I live in a general state of anxiety, pretty much all of the time. Throw new people, new skills, new rules and regs, and new surroundings into the mix, and my anxiety turns into full-on dread.
So when I showed up for my first day of Scuba Diving class, I was an anxious mess.
I arrived an hour early. The number one rule in scuba diving is “don’t hold your breath”. I didn’t want to forget it, so I practiced my Ujjayi breathing on repeat, like the confident veteran yogi that I am not. “Bowling is more dangerous than scuba diving” said a raspy voice of experience from behind the counter. “Don’t be nervous”. I swallowed the urge to fact check his claim.
I quieted my breathing (to make him more comfortable) and concentrated on the casual nature of my stroll and I perused the dive shop equipment - commenting on the “cool” mask color options and the “fun” prints on the wetsuits.
When class began, I opened my eyes as wide as they’d go to make sure I looked like I was intently listening to the instructor. But it wasn’t until I noticed my randomly selected “buddy” was nearly vibrating, that something shifted. His nerves strangely quieted mine, to almost a whisper.
“My anxiety has my brain feeling like scrambled eggs,” I muttered during our equipment check.
Dials, computers, gauges, boots, flippers, weight belt, air tank, hoses - with the weight of all the bulky equipment I wasn’t sure if he heard me. After a second, his eyes melted from wide panic to a half smile, and I watched him take a full breath in for the first time since we arrived.
Whatever you do, don’t hold your breath.
I took a breath, too.
Once I was zipped into my skin-tight wetsuit, feeling like a sausage, and trying not to panic, a student across the room unzipped hers in a rush. Her face went pale and she was shaking as she pulled in short, labored breaths. Everyone in the room was in a social battle with themselves. Do we say something? Is she okay? Clearly, she’s not okay.
I shouted across the pool, “If you’re feeling activated, massage the muscle on the left side of your neck, like this…or hum!”
She began rubbing her neck, looking away at first, but then rejoined the group, staved off the tears, and shot me a big smile.
An hour later, while learning to “clear our masks,” I sucked pool water up my nose instead of blowing out. I scrambled to the surface of the water, ripped off my mask, choking and coughing. The instructor joined me.
“I panicked,” I said. “I’m going to hang up here for a minute and attempt to calm my nervous system.”
Moments later, my buddy also sucked water.
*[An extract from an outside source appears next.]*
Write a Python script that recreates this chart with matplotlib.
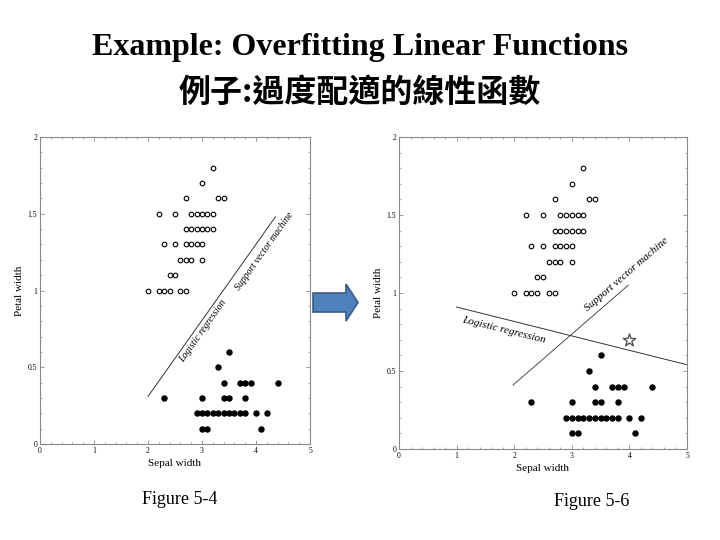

He also panicked and shot to the surface. When the instructor asked him how he was, he said “I don’t know what happened. I’m fine. I’m fine.”
His anxiety-ridden hands trembled as he forced his mask back onto his face, askew. With his nose exposed, he plunged his head back underwater without his regulator (*essential breathing device) in his mouth. Inevitable water-sucking ensued and he shot right back up—only to claim, yet again, that he didn’t know why any of it had happened.
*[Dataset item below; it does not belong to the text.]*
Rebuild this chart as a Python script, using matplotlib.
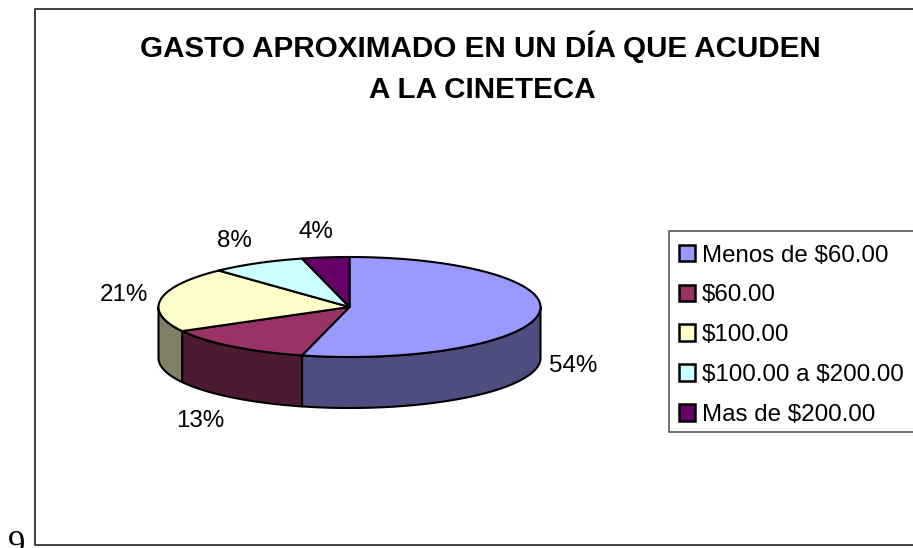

I opened my mouth to say “Yes! You DO know what is happening! You’re nervous, excited, anxious, overstimulated, overwhelmed - You’re human”, but I didn’t speak. Can a lifetime of stigma and emotional repression really be undone in a single moment with a stranger shouting at you in ill-fitting scuba gear?
Learning about my anxiety and how it shows up in my body does not make it go away. But I feel grateful that I can see it coming. Grateful that I can call it out, explain my experience, and ask for support. Grateful that I can see it in others and I have the words to show empathy.
I still dread first times, complicated gear, and tight-fitting clothing. But putting words to my mental state and being open about it means I can continue to live, experience new things, and even blow chlorinated pool water out of my mask.
I will get back in that pool for day 2.
I will get scuba certified.
Hell, one day I might even go on an actual dive.